International Сhess Day
What Is International Chess Day
So, what is International Chess Day?
It’s basically a global moment where people engage with chess a little more than usual. Not necessarily in a formal way. Some people play games, others watch, some just revisit the basics after a long break.
What makes international chess day different from tournaments is that there’s no central event controlling it. It’s scattered. One player logs in for blitz, another joins a club event, someone else teaches a friend how the pieces move.
That’s kind of the point—it doesn’t have to be organized to exist.
When Was International Chess Day Started
International Chess Day doesn't necessarily have a starting date, rather it comes from tradition instead of history.
July 20 is the date marking the founding of FIDE in 1924. That part is straightforward.
What’s less straightforward is how it turned into a global day. That happened gradually. It wasn’t like everyone suddenly started celebrating at once. Over time it began to be more recognized by other federations, players and platforms and eventually it stuck.
Recognition of International Chess Day
The Recognition of International Chess Day didn’t stay inside the chess world.
At some point, United Nations officially acknowledged it as world chess day, which gave it a broader reach. That’s when it started appearing outside typical chess spaces.
You’ll see:
- schools running small chess sessions
- online platforms pushing events or challenges
- casual players returning for a few games
- content creators sharing puzzles or quick lessons
The name world chess day gets used a lot now, sometimes interchangeably with the original term. Most people don’t even think about the distinction.
How Celebrate World Chess Day
When it comes to How Celebrate World Chess Day, there isn’t really a fixed way to do it.
Some people go all in—playing dozens of games, joining tournaments, tracking performance. Others keep it simple and just play a couple of matches for fun.
A few common ways it shows up:
- playing faster time controls than usual, just for variety
- revisiting openings or ideas you haven’t used in a while
- watching games instead of playing them
- introducing someone new to chess (this happens more than you’d expect)
Although often it can be less structured. Just an open game with a few moves.
Why the day feels different
There’s a small shift in how people approach chess on this day.
Normally, games can feel serious—even online. Ratings, accuracy, performance. On this day, that pressure drops a bit. People experiment more. They play quicker, take risks, or just don’t worry as much about the result.

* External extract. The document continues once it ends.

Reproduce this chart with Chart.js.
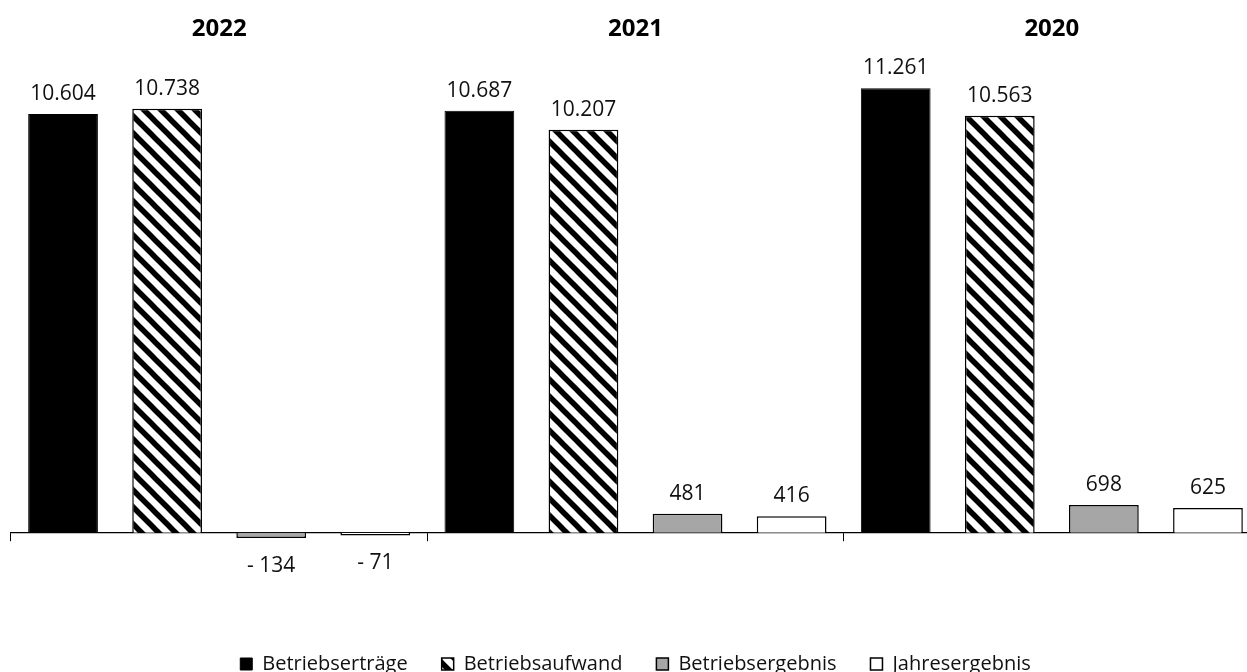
<!DOCTYPE html>
<html>
<head>
<meta charset="utf-8">
<script src="https://cdn.jsdelivr.net/npm/chart.js@4/dist/chart.umd.min.js"></script>
<style>
  html, body { margin: 0; padding: 0; background: #fff; overflow: hidden; }
  #wrap { width: 1260px; height: 684px; }
</style>
</head>
<body>
<div id="wrap"><canvas id="finChart" width="1260" height="684"></canvas></div>
<script>
// values in TEUR
var categories = ["2022", "2021", "2020"];
var betriebsertraege = [10604, 10687, 11261];
var betriebsaufwand = [10738, 10207, 10563];
var betriebsergebnis = [-134, 481, 698];
var jahresergebnis = [-71, 416, 625];

// diagonal stripes for Betriebsaufwand
function makeHatch() {
    var n = 17;
    var tile = document.createElement("canvas");
    tile.width = n;
    tile.height = n;
    var c = tile.getContext("2d");
    c.fillStyle = "#fff";
    c.fillRect(0, 0, n, n);
    c.strokeStyle = "#000";
    c.lineWidth = 5.5;
    [-n, 0, n].forEach(function (o) {
        c.beginPath();
        c.moveTo(o - 4, -4);
        c.lineTo(o + n + 4, n + 4);
        c.stroke();
    });
    return c.createPattern(tile, "repeat");
}

function fmt(v) {
    var s = Math.abs(v).toLocaleString("de-DE");
    return v < 0 ? "- " + s : s;
}

// value labels above / below each bar
var valueLabels = {
    id: "valueLabels",
    afterDatasetsDraw: function (chart) {
        var ctx = chart.ctx;
        ctx.save();
        ctx.font = "21px 'Open Sans'";
        ctx.fillStyle = "#111";
        ctx.textAlign = "center";
        ctx.textBaseline = "alphabetic";
        chart.data.datasets.forEach(function (ds, i) {
            var meta = chart.getDatasetMeta(i);
            meta.data.forEach(function (bar, j) {
                var v = ds.data[j];
                if (v >= 0) {
                    ctx.fillText(fmt(v), bar.x, bar.y - 14);
                } else {
                    ctx.fillText(fmt(v), bar.x, bar.y + 34);
                }
            });
        });
        ctx.restore();
    }
};

var ctx = document.getElementById("finChart");
var finChart = new Chart(ctx, {
    type: "bar",
    data: {
        labels: categories,
        datasets: [
            { label: "Betriebserträge", data: betriebsertraege, backgroundColor: "#000", borderColor: "#000", borderWidth: 1 },
            { label: "Betriebsaufwand", data: betriebsaufwand, backgroundColor: makeHatch(), borderColor: "#000", borderWidth: 1.5 },
            { label: "Betriebsergebnis", data: betriebsergebnis, backgroundColor: "#a6a6a6", borderColor: "#000", borderWidth: 1.5 },
            { label: "Jahresergebnis", data: jahresergebnis, backgroundColor: "#fff", borderColor: "#000", borderWidth: 1.5 }
        ]
    },
    options: {
        responsive: false,
        animation: false,
        devicePixelRatio: 1,
        layout: { padding: { left: 11, right: 0, top: 0, bottom: 0 } },
        datasets: { bar: { barPercentage: 0.67, categoryPercentage: 1.0 } },
        scales: {
            y: {
                display: false,
                min: -2213,
                max: 12030
            },
            x: {
                position: { y: 0 },
                offset: true,
                grid: {
                    offset: true,
                    drawOnChartArea: false,
                    drawTicks: true,
                    tickLength: 8,
                    color: "#000",
                    lineWidth: 1
                },
                border: { display: true, color: "#000", width: 1.2 },
                ticks: { display: false }
            },
            xTop: {
                type: "category",
                position: "top",
                labels: categories,
                offset: true,
                grid: { display: false, drawTicks: false },
                border: { display: false },
                ticks: {
                    color: "#000",
                    padding: 14.5,
                    font: { family: "'Open Sans'", size: 24, weight: "bold" }
                }
            }
        },
        plugins: {
            title: { display: false },
            tooltip: { enabled: false },
            legend: {
                display: true,
                position: "bottom",
                labels: {
                    color: "#111",
                    boxWidth: 12,
                    boxHeight: 12,
                    padding: 34,
                    font: { family: "'Open Sans'", size: 20 }
                }
            }
        }
    },
    plugins: [valueLabels]
});
</script>
</body>
</html>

That’s probably why more casual players come back to the game around this time.
It feels less like competition and more like participation.
Conclusion
The conclusion is not really about rules or structure.
International chess day works because it doesn’t ask much from you. You don’t need to prepare, study, or compete. You just need to engage with the game in some way.
For some players, that means serious games. For others, it’s just a quick match or even watching from the sidelines.
Either way, the result is the same: for one day, chess becomes a bit more present everywhere—and that’s enough.